Mercedes-Benz has taken car design out of this realm with its new Mercedes-Benz Vision AVTR. The eccentric car concept was inspired by the 2009 movie Avatar and also the Avatar director James Cameron had a role to play in the design.
Currently being featured at CES 2020, the Mercedes-Benz Vision AVTR has a blend of what a consumer electronics exhibition is known for. The AVTR is powered by futuristic tech, garnished with a major entertainment property, the styling is unreal and it has scales!
The AVTR at the entire rear end is weirdly covered in 33 discreet scales or as the company calls it, “bionic flaps” which can be used to communicate with people outside the car. It also has special spherical wheels that Mercedes-Benz says were inspired by the “seeds of the Tree of Souls” from 2009’s Avatar. These wheels can rotate so that the AVTR can move sideways, or even diagonally.
According to Mercedes-Benz, the car concept is meant to give a foresight of what it will be like to board a car of the future. The interior is quite sparse but Mercedez-Benz has made it known the company is not bereft of ideas of what might be possible inside something like the AVTR.
For starters, the car lacks a steering wheel. Passengers will engage with the car through an oval-shaped controller that accordions up and out of the center console to meet your hand. Once your hand is on the controller, it (and the seats) can vibrate along with the pace of your breathing and heart rate.

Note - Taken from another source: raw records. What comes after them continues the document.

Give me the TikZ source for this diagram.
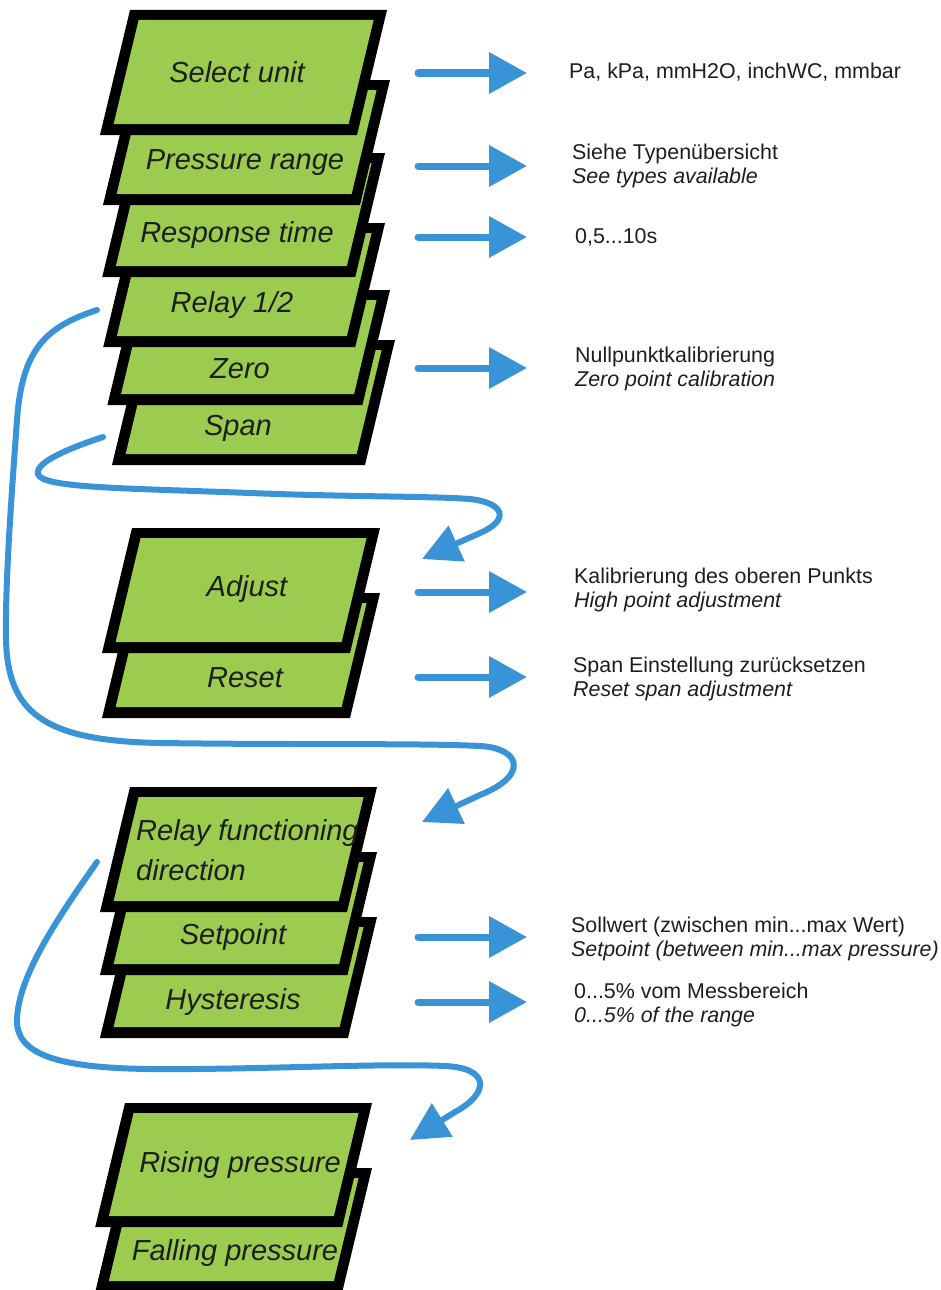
\documentclass[tikz,border=0pt]{standalone}
\usepackage{fontspec}
\setmainfont{Liberation Sans}
\usetikzlibrary{arrows.meta}
\definecolor{cardgreen}{RGB}{155,204,80}
\definecolor{flowblue}{RGB}{56,148,214}
\definecolor{inkgray}{RGB}{30,30,30}
\tikzset{
  cardtext/.style={font=\fontsize{29}{34}\selectfont\itshape, text=inkgray, inner sep=0pt},
  lbl/.style={font=\fontsize{21.4}{24}\selectfont, anchor=west, align=left, inner sep=0pt, text=inkgray},
  straightarrow/.style={draw=flowblue, line width=7pt, line cap=round, -{Triangle[length=38pt,width=40pt]}},
  curvearrow/.style={draw=flowblue, line width=6pt, line cap=round, -{Triangle[length=38pt,width=38pt]}},
}
% #1 top-right x, #2 top y, #3 bottom y, #4 width of top edge
\newcommand\drawcard[4]{%
  \pgfmathsetmacro\cH{#3-#2}%
  \pgfmathsetmacro\cS{0.24*\cH}%
  \fill[black] (#1,#2) -- ({#1-#4},#2) -- ({#1-#4-\cS},#3) -- ({#1-\cS},#3) -- cycle;
  \fill[cardgreen] ({#1-11-2.4},{#2+10}) -- ({#1-#4+11-2.4},{#2+10})
     -- ({#1-#4+11-0.24*(\cH-11)},{#3-11}) -- ({#1-11-0.24*(\cH-11)},{#3-11}) -- cycle;
}
\begin{document}
\begin{tikzpicture}[x=1pt,y=-1pt]
\useasboundingbox (0,0) rectangle (941,1290);
% ---------- stack 1
\drawcard{395}{340}{465}{253}
\drawcard{390}{290}{405}{255}
\drawcard{385}{223}{347}{252}
\drawcard{385}{153}{277}{253}
\drawcard{390}{80}{205}{257}
\drawcard{387}{10}{135}{257}
% ---------- stack 2
\drawcard{380}{593}{718}{248}
\drawcard{380}{528}{653}{248}
% ---------- stack 3
\drawcard{377}{917}{1038}{248}
\drawcard{377}{852}{975}{247.5}
\drawcard{377}{787}{912}{247}
% ---------- stack 4
\drawcard{372}{1168}{1292}{247}
\drawcard{372}{1103}{1227}{247}

% ---------- card texts
\node[cardtext] (select) at (237,72) {Select unit};
\node[cardtext] (prange) at (245,163) {Pressure range};
\node[cardtext] (resp) at (237,235) {Response time};
\node[cardtext] (relay) at (232,305) {Relay 1/2};
\node[cardtext] (zero) at (240,369) {Zero};
\node[cardtext] (span) at (238,428) {Span};
\node[cardtext] (adjust) at (247,589) {Adjust};
\node[cardtext] (reset) at (245,678) {Reset};
\node[cardtext, anchor=west, align=left, font=\fontsize{29}{40}\selectfont\itshape] (relfun) at (136,850) {Relay functioning\\direction};
\node[cardtext] (setp) at (233,937) {Setpoint};
\node[cardtext] (hyst) at (233,1002) {Hysteresis};
\node[cardtext] (rising) at (240,1165) {Rising pressure};
\node[cardtext] (falling) at (235,1253) {Falling pressure};

% ---------- right labels
\node[lbl] (l1) at (569,72) {Pa, kPa, mmH2O, inchWC, mmbar};
\node[lbl] (l2) at (572,165.5) {Siehe Typenübersicht\\\textit{See types available}};
\node[lbl] (l3) at (575,237) {0,5...10s};
\node[lbl] (l4) at (575,369) {Nullpunktkalibrierung\\\textit{Zero point calibration}};
\node[lbl] (l5) at (574,590) {Kalibrierung des oberen Punkts\\\textit{High point adjustment}};
\node[lbl] (l6) at (573,679) {Span Einstellung zurücksetzen\\\textit{Reset span adjustment}};
\node[lbl] (l7) at (571,938.5) {Sollwert (zwischen min...max Wert)\\\textit{Setpoint (between min...max pressure)}};
\node[lbl] (l8) at (574,1005) {0...5\% vom Messbereich\\\textit{0...5\% of the range}};

% ---------- straight arrows
\foreach \n/\yy in {1/73, 2/166, 3/237, 4/368, 5/592, 6/677, 7/937, 8/1002}{
  \coordinate (s\n) at (418,\yy);
  \coordinate (e\n) at (527,\yy);
  \draw[straightarrow] (s\n) -- (e\n);
}

% ---------- curved connectors
\coordinate (cA0) at (103,437); \coordinate (cA1) at (422,559);
\draw[curvearrow] (cA0) .. controls (70,448) and (35,462) .. (38,474)
  .. controls (42,488) and (120,488) .. (250,493)
  .. controls (350,497) and (430,496) .. (470,499)
  .. controls (505,503) and (510,520) .. (480,533) -- (cA1);

\coordinate (cB0) at (97,310); \coordinate (cB1) at (422,822);
\draw[curvearrow] (cB0) .. controls (45,327) and (22,350) .. (17,420)
  .. controls (12,490) and (5,580) .. (6,640)
  .. controls (8,710) and (40,741) .. (160,743)
  .. controls (300,745) and (420,743) .. (480,746)
  .. controls (520,748) and (530,775) .. (480,795) -- (cB1);

\coordinate (cC0) at (97,862); \coordinate (cC1) at (410,1140);
\draw[curvearrow] (cC0) .. controls (60,915) and (18,975) .. (17,1020)
  .. controls (16,1055) and (60,1068) .. (150,1069)
  .. controls (250,1070) and (380,1063) .. (445,1066)
  .. controls (490,1068) and (490,1093) .. (455,1112) -- (cC1);
\end{tikzpicture}
\end{document}
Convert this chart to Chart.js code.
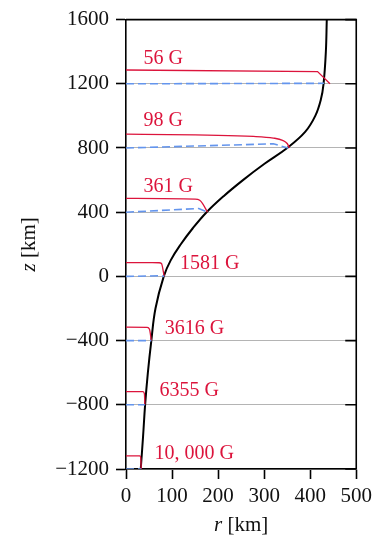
<!DOCTYPE html>
<html>
<head>
<meta charset="utf-8">
<script src="https://cdn.jsdelivr.net/npm/chart.js@4.4.1/dist/chart.umd.min.js"></script>
<style>
  html, body { margin: 0; padding: 0; background: #fff; }
</style>
</head>
<body>
<canvas id="tubeChart" width="377" height="538"></canvas>
<script>
// Flux tube boundary r(z)
const tubeR = [32, 37, 41.5, 47.5, 55, 64, 82, 97, 119, 145, 175, 212, 254, 300, 350, 389, 411, 423, 429, 434, 436];
const tubeZ = [-1200, -1000, -800, -600, -400, -200, 0, 100, 200, 300, 400, 500, 600, 700, 800, 900, 1000, 1100, 1200, 1400, 1600];

// Heights where the field is sampled, and the field strength there
const levels = [1200, 800, 400, 0, -400, -800, -1200];
const fieldLabels = ['56 G', '98 G', '361 G', '1581 G', '3616 G', '6355 G', '10, 000 G'];

// Field profiles across the tube (red), one per level
const profileR = [
  [0, 416, 443],
  [0, 277, 320, 340, 350, 355],
  [0, 150, 160, 166, 177],
  [0, 72, 77, 83],
  [0, 46, 51, 55],
  [0, 37, 40, 41],
  [0, 30, 32, 33]
];
const profileZ = [
  [1286, 1276, 1200],
  [886, 872, 862, 848, 828, 800],
  [486, 481, 474, 455, 400],
  [86, 85, 80, 0],
  [-316, -318, -330, -400],
  [-718, -718, -732, -800],
  [-1118, -1118, -1130, -1200]
];

// Reference profiles (blue dashed)
const refR = [[0, 430], [0, 320, 352], [0, 158, 177], [0, 76, 83], [0, 55], [0, 41], [0, 33]];
const refZ = [[1200, 1203], [800, 826, 800], [400, 423, 400], [0, 4, 0], [-400, -400], [-800, -800], [-1200, -1200]];

// Where each field label sits (data units)
const labelR = [38, 38, 38, 117, 84, 73, 62];
const labelZ = [1358, 968, 560, 76, -328, -710, -1108];

const RED = 'rgb(220, 20, 60)';
const BLUE = 'rgb(100, 149, 237)';
const SERIF = '"Liberation Serif", "DejaVu Serif", serif';

function toPoints(xs, ys) {
  return xs.map((x, i) => ({ x: x, y: ys[i] }));
}

const datasets = [];
levels.forEach((lev, i) => {
  datasets.push({
    data: toPoints(refR[i], refZ[i]),
    borderColor: BLUE,
    borderWidth: 1.6,
    borderDash: [8, 4],
    tension: 0
  });
  datasets.push({
    data: toPoints(profileR[i], profileZ[i]),
    borderColor: RED,
    borderWidth: 1.3,
    cubicInterpolationMode: i === 0 ? 'default' : 'monotone',
    tension: 0
  });
});
datasets.push({
  data: toPoints(tubeR, tubeZ),
  borderColor: '#000',
  borderWidth: 2,
  tension: 0.4
});

// Labels, closing frame with inward right ticks, and axis titles
const decorations = {
  id: 'decorations',
  afterDatasetsDraw(chart) {
    const { ctx, chartArea, scales } = chart;
    const xs = scales.x, ys = scales.y;
    ctx.save();

    ctx.font = '20px ' + SERIF;
    ctx.fillStyle = RED;
    ctx.textAlign = 'left';
    ctx.textBaseline = 'middle';
    fieldLabels.forEach((t, i) => {
      ctx.fillText(t, xs.getPixelForValue(labelR[i]), ys.getPixelForValue(labelZ[i]));
    });

    ctx.strokeStyle = '#000';
    ctx.lineWidth = 1.6;
    ctx.beginPath();
    ctx.moveTo(chartArea.left, chartArea.top);
    ctx.lineTo(chartArea.right, chartArea.top);
    ctx.lineTo(chartArea.right, chartArea.bottom);
    ctx.stroke();

    ctx.beginPath();
    ys.ticks.forEach(t => {
      const y = ys.getPixelForValue(t.value);
      ctx.moveTo(chartArea.right - 11, y);
      ctx.lineTo(chartArea.right, y);
    });
    ctx.stroke();

    ctx.fillStyle = '#111';
    ctx.textBaseline = 'middle';
    const italic = 'italic 21px ' + SERIF;
    const upright = '21px ' + SERIF;

    // x title: "r [km]"
    ctx.font = italic;
    const wr = ctx.measureText('r').width;
    ctx.font = upright;
    const wk = ctx.measureText(' [km]').width;
    let x0 = (chartArea.left + chartArea.right) / 2 - (wr + wk) / 2;
    const ty = chartArea.bottom + 56;
    ctx.textAlign = 'left';
    ctx.font = italic;
    ctx.fillText('r', x0, ty);
    ctx.font = upright;
    ctx.fillText(' [km]', x0 + wr, ty);

    // y title: "z [km]" rotated
    ctx.font = italic;
    const wz = ctx.measureText('z').width;
    ctx.translate(chartArea.left - 97, (chartArea.top + chartArea.bottom) / 2);
    ctx.rotate(-Math.PI / 2);
    x0 = -(wz + wk) / 2;
    ctx.fillText('z', x0, 0);
    ctx.font = upright;
    ctx.fillText(' [km]', x0 + wz, 0);

    ctx.restore();
  }
};

const ctx = document.getElementById('tubeChart').getContext('2d');
const tubeChart = new Chart(ctx, {
  type: 'scatter',
  data: { datasets: datasets },
  options: {
    responsive: false,
    animation: false,
    showLine: true,
    elements: { point: { radius: 0, hoverRadius: 0 } },
    layout: { padding: { top: 14, right: 18, left: 0, bottom: 0 } },
    plugins: {
      legend: { display: false },
      tooltip: { enabled: false }
    },
    scales: {
      x: {
        type: 'linear',
        min: 0,
        max: 500,
        afterFit(scale) { scale.height = 69; },
        ticks: {
          stepSize: 100,
          padding: 5,
          color: '#111',
          font: { family: SERIF, size: 21 }
        },
        grid: {
          drawOnChartArea: false,
          tickLength: 10,
          tickColor: '#000',
          tickWidth: 1.6
        },
        border: { color: '#000', width: 1.6 }
      },
      y: {
        type: 'linear',
        min: -1200,
        max: 1600,
        afterFit(scale) { scale.width = 126; },
        ticks: {
          stepSize: 400,
          padding: 7,
          color: '#111',
          font: { family: SERIF, size: 21 },
          callback: v => (v < 0 ? '\u2212' + Math.abs(v) : '' + v)
        },
        grid: {
          color: '#b4b4b4',
          lineWidth: 1,
          tickLength: 10,
          tickColor: '#000',
          tickWidth: 1.6
        },
        border: { color: '#000', width: 1.6 }
      }
    }
  },
  plugins: [decorations]
});
</script>
</body>
</html>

Ola Källenius, the chairman of Mercedes-Benz’s parent company Daimler, said on stage Monday night at the CES 2020 that it’s an example of how man and machine might “literally merge.”
The company also revealed that it likens the ‘merge’to how the Na’vi physically connect with their banshees in the 2009 movie Avatar. And once passengers start moving in the AVTR car, the sweeping display in front of them can light up with 3D graphics of Pandora, the fictional world from the 2009 film Avatar.
James Cameron who joined Källenius on stage agreed with the chairman’s claim. “We will merge,” Cameron said.
Mercedes-Benz imagines the AVTR car will be able to detect when a family is on board and adapt automatically. The company didn’t go too deep into what kinds of family features it would surface, though it did say in its 23-page press release that parents will be able to monitor their children from the dashboard screen.
Parents will no longer have to turn around to engage their kids and if they feel lonely, there will be a light that mimics the breathing vibration to let them know they have not yet been abandoned by their parents. But that won’t be a problem in the first place, because back-seat riders will have access to learning-oriented gaming and a “child-friendly augmented reality experience.”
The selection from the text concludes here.